10 Things That Must Be On The AEW Streaming Service
2. All In
When Cody Rhodes accepted Dave Meltzer’s challenge to sell 10,000 tickets for a non-WWE live event, we didn’t know we would essentially be getting a Trojan horse full of Tony Khan’s masterplans. Of course, the show featured many of AEW’s future major players. Not just The Elite, but also then relative unknowns like Dr. Britt Baker, D.M.D. and MJF. There were also big stars from NJPW, like Kota Ibushi and Kazuchika Okada, and even Rey Mysterio competed in the night’s main event.
A celebration of wrestling and a massive success on its own terms, All In also proved something of a test case, demonstrating that there was a massive audience for wrestling beyond the sports entertainment stylings purveyed by the market leaders in Stamford. The night remains in AEW’s DNA, with PPV titles Double Or Nothing and All Out serving as direct references to where it all started.

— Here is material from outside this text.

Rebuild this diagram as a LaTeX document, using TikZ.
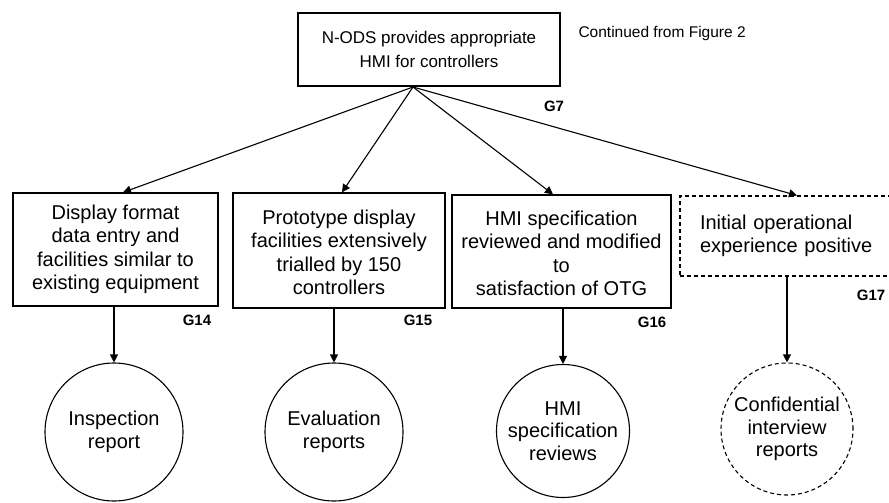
\documentclass[tikz,border=0pt]{standalone}
\usepackage{fontspec}
\setmainfont{Liberation Sans}
\usetikzlibrary{arrows.meta}

\begin{document}
\begin{tikzpicture}[x=1pt,y=-1pt,
  goal/.style={draw,line width=1.3pt,align=center,inner sep=0pt,
    font=\fontsize{20}{23.5}\selectfont},
  evidence/.style={draw,circle,line width=1.1pt,align=center,inner sep=0pt,
    font=\fontsize{20}{22.5}\selectfont},
  pending/.style={dash pattern=on 4pt off 3pt},
  tag/.style={font=\fontsize{15}{15}\selectfont\bfseries},
  link/.style={line width=1.1pt,-{Triangle[length=8pt,width=8pt]}}]
  \useasboundingbox (0,0) rectangle (889,503);
  \clip (0,0) rectangle (889,503);

  % top goal
  \node[goal,minimum width=262pt,minimum height=73pt,
    font=\fontsize{17}{24}\selectfont] (g7) at (429,49.5)
    {N-ODS provides appropriate\\HMI for controllers};
  \node[anchor=west,font=\fontsize{15.5}{18}\selectfont] (cont) at (575,33)
    {Continued from Figure 2};
  \node[tag] (l7) at (554,106) {G7};
  \coordinate (hub) at (413,87);

  % sub-goals
  \node[goal,minimum width=205pt,minimum height=113pt] (g14) at (115.5,249.5)
    {Display format\\data entry and\\facilities similar to\\existing equipment};
  \node[goal,minimum width=212pt,minimum height=115pt] (g15) at (339,250.5)
    {\rule{0pt}{18pt}Prototype display\\facilities extensively\\trialled by 150\\controllers};
  \node[goal,minimum width=219pt,minimum height=113pt] (g16) at (561.5,251.5)
    {\rule{0pt}{18pt}HMI specification\\reviewed and modified\\to\\satisfaction of OTG};
  \node[goal,pending,line width=1.1pt,text width=180pt,align=left,
    inner xsep=20pt,minimum height=80pt] (g17) at (790,236)
    {Initial operational\\experience positive};

  \node[tag] (l14) at (197,320) {G14};
  \node[tag] (l15) at (418,320) {G15};
  \node[tag] (l16) at (652,322) {G16};
  \node[tag] (l17) at (871,295) {G17};

  % evidence
  \node[evidence,minimum size=138pt] (e14) at (114,432) {Inspection\\report};
  \node[evidence,minimum size=138pt] (e15) at (334,432) {Evaluation\\reports};
  \node[evidence,minimum size=133pt] (e16) at (563,431) {HMI\\specification\\reviews};
  \node[evidence,pending,minimum size=132pt] (e17) at (787,429)
    {Confidential\\interview\\reports};

  % connectors
  \draw[link] (hub) -- (g14.north -| 123,0);
  \draw[link] (hub) -- (g15.north -| 342,0);
  \draw[link] (hub) -- (g16.north -| 553,0);
  \draw[link] (hub) -- (g17.north -| 797,0);

  \draw[link] (g14.south -| e14) -- (e14.north);
  \draw[link] (g15.south -| e15) -- (e15.north);
  \draw[link] (g16.south -| e16) -- (e16.north);
  \draw[link] (g17.south -| e17) -- (e17.north);
\end{tikzpicture}
\end{document}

Tony Khan had a blueprint for success, a group of ambitious, superlative wrestlers who shared his vision, and with All In he had a proof of concept. The only thing he didn’t have was the rights to the All In footage. Those rights were owned by Ring Of Honor, but as of March this year, that ceased to be a problem. When Tony purchased ROH, the rights to All In came with it, leaving no barrier to Khan putting the show on his own streaming service and cementing it as AEW’s Big Bang moment.